Während der Ferienzeit publizieren wir Texte, die besonders zu reden gaben. Dieser Beitrag erschien erstmals am 4. März 2019.
Eine Freundin und ich unterhalten uns über die Skischule, wohin sie ihre vierjährige Tochter in den Ferien begleitet hat. «Andere Mütter gaben ihre weinenden Kinder ab und verschwanden», berichtet sie, sie scheint konsterniert. Ich entgegne: «Je nach Situation ist es vielleicht besser, den Abschied nicht unnötig in die Länge zu ziehen.» Sie schüttelt den Kopf. «Nur um selber möglichst bald auf der Piste zu stehen?» «Wie lange haben die Kinder denn geweint?», frage ich, unsicher darüber, was ich problematischer finde: Eltern, die sich kaum von ihren Sprösslingen trennen können, oder jene, die dann einfach mal weg sind. «Unterschiedlich.
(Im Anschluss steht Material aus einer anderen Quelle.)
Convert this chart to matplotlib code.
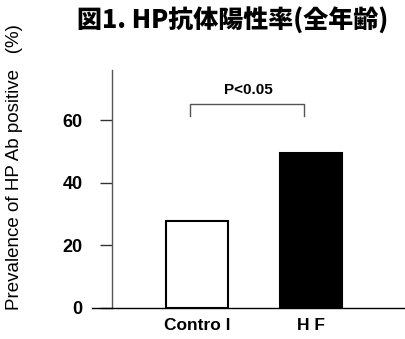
import matplotlib
matplotlib.use("Agg")
import matplotlib.pyplot as plt

# data
groups = ["Control", "HF"]
prevalence = [27.8, 49.6]
bar_colors = ["white", "black"]
yticks = [0, 20, 40, 60]
p_text = "P<0.05"

W, H = 406, 339
fig = plt.figure(figsize=(W / 100, H / 100), dpi=100)
# axes box in pixels: x 92..406, y 70..308 (from top)
ax = fig.add_axes([92 / W, 1 - 308 / H, (406 - 92) / W, (308 - 70) / H])

SANS = ["Liberation Sans", "DejaVu Sans"]
CJK = ["Noto Sans CJK JP", "DejaVu Sans"]

xpos = list(range(len(groups)))
ax.bar(xpos, prevalence, width=0.55, color=bar_colors, edgecolor="black",
       linewidth=1.5, zorder=3)

ax.set_xlim(-0.921, 1.833)
ax.set_ylim(0, 76)

for s in ["top", "right"]:
    ax.spines[s].set_visible(False)
ax.spines["left"].set_position(("data", -0.746))
ax.spines["left"].set_color("#555555")
ax.spines["left"].set_linewidth(1.0)
ax.spines["bottom"].set_color("black")
ax.spines["bottom"].set_linewidth(1.0)

ax.set_yticks(yticks)
ax.set_yticklabels([str(t) for t in yticks], fontweight="bold", fontsize=13,
                   family=SANS)
ax.tick_params(axis="y", length=9, width=1.0, color="#333333", pad=12)
ax.set_xticks(xpos)
ax.set_xticklabels(["Contro l", "H F"], fontweight="bold", fontsize=12.5,
                   family=SANS)
ax.tick_params(axis="x", length=0, pad=7)

# significance bracket
y_br, y_drop = 65, 61.2
ax.plot([-0.06, -0.06, 0.94, 0.94], [y_drop, y_br, y_br, y_drop],
        color="#555555", lw=1.0, clip_on=False)
ax.text(0.45, 67.5, p_text, ha="center", va="bottom", fontsize=11,
        fontweight="bold", family=SANS)

fig.text(15 / W, 1 - 167 / H, "Prevalence of HP Ab positive   (%)",
         rotation=90, ha="center", va="center", fontsize=13.5,
         fontweight="medium", family=SANS)
fig.text(233 / W, 1 - 20 / H, "図1. HP抗体陽性率(全年齢)", ha="center",
         va="center", fontsize=18, fontweight="black", family=CJK)

fig.savefig("out.png", dpi=100)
Aber selbst wenn das Kind zu weinen aufhört, sobald die Mutter oder der Vater verschwunden ist, hat es ja gar keine andere Option, als der Skilehrerin oder dem Skilehrer zu folgen. Sein Wille wird gebrochen», hält sie fest.
Ich bin verunsichert. Beim Anziehen der Strumpfhose, die das Kind trotz Minustemperaturen partout nicht tragen will, bei der Durchsetzung von Nuggi- oder später Fernsehzeiten oder dem Einfordern gewisser Verhaltensregeln, die einem wichtig sind – als Eltern begegnen wir doch immer wieder Situationen, in denen wir uns über den Willen des Kindes hinwegsetzen müssen und wollen. Aber ist das so verwerflich? Und ist der Ausdruck «den Willen brechen» in diesem Zusammenhang nicht etwas übertrieben?
Mein eigenes Trauma
Die Frankfurter Primarschule, die unsere Söhne besuchen sollten, organisierte einen Besuchstag für alle zukünftigen Erstklässler. Unsere Kinder, die keinen der umliegenden Kindergärten besucht hatten, kannten niemanden und waren entsprechend nervös. Wie ich das vom Kindergarten her gewohnt war, versprach ich, am Anfang dabei zu sein und mich dann zurückzuziehen. Doch es kam anders. An der Eingangstür stand eine Lehrerin mit einer Liste, wo sich jedes Kind anmelden und dann an der Hand eines anderen einreihen musste, um das Schulhaus gemeinsam zu betreten. Einer unserer Söhne weinte, klammerte sich an mir fest. Ich schlug vor, ihn zu begleiten. Doch die Lehrerin kannte kein Erbarmen. Sie packte ihn vehement an der Hand und zog ihn mit den anderen Kindern ins Schulhaus.
Ich blieb konsterniert und mit einem schlechten Gewissen zurück: Dass ich meinem Sohn nichtsahnend versprochen hatte, am Anfang dabei zu sein, war ein Fehler gewesen, denn jetzt – so empfand ich es in jenem Moment – hatte ich ihn trotz meines Versprechens im Stich gelassen. Es waren zwei sehr lange Stunden, bis ich die beiden abholen konnte. Endlich kamen sie fröhlich aus dem Schulhaus gerannt, schnappten sich einen Ball, um auf dem Pausenplatz mit ihren neuen Freunden zu tschutten.
Eine Frage der Perspektive
Die Lehrerin kam auf mich zu, begründete ihr Vorgehen. Sie habe gemerkt, dass dieser Abschied schnell gehen müsse, sonst hätte das zu einem Drama geführt, und dass mein Sohn, kaum habe er das Schulhaus betreten, zu weinen aufgehört und sich sofort integriert habe. Tatsächlich war das für mich eine Art «traumatisches» Erlebnis – aber, und das ist der Punkt: Nur für mich, nicht für unseren Sohn. Der fand das im Nachhinein nämlich überhaupt nicht schlimm und sehnte von diesem Zeitpunkt an den Schulbeginn herbei. Er wurde sogar in die Klasse jener Lehrerin eingeteilt, und selbst dies erwies sich im Nachhinein als Glücksfall.
Von dieser Situation auf alle weiteren zu schliessen, wäre natürlich falsch. Aber manchmal ist es eben doch anders, als es auf den ersten Blick scheint oder wir es zu wissen glauben – für Kinder genauso wie für uns Erwachsene.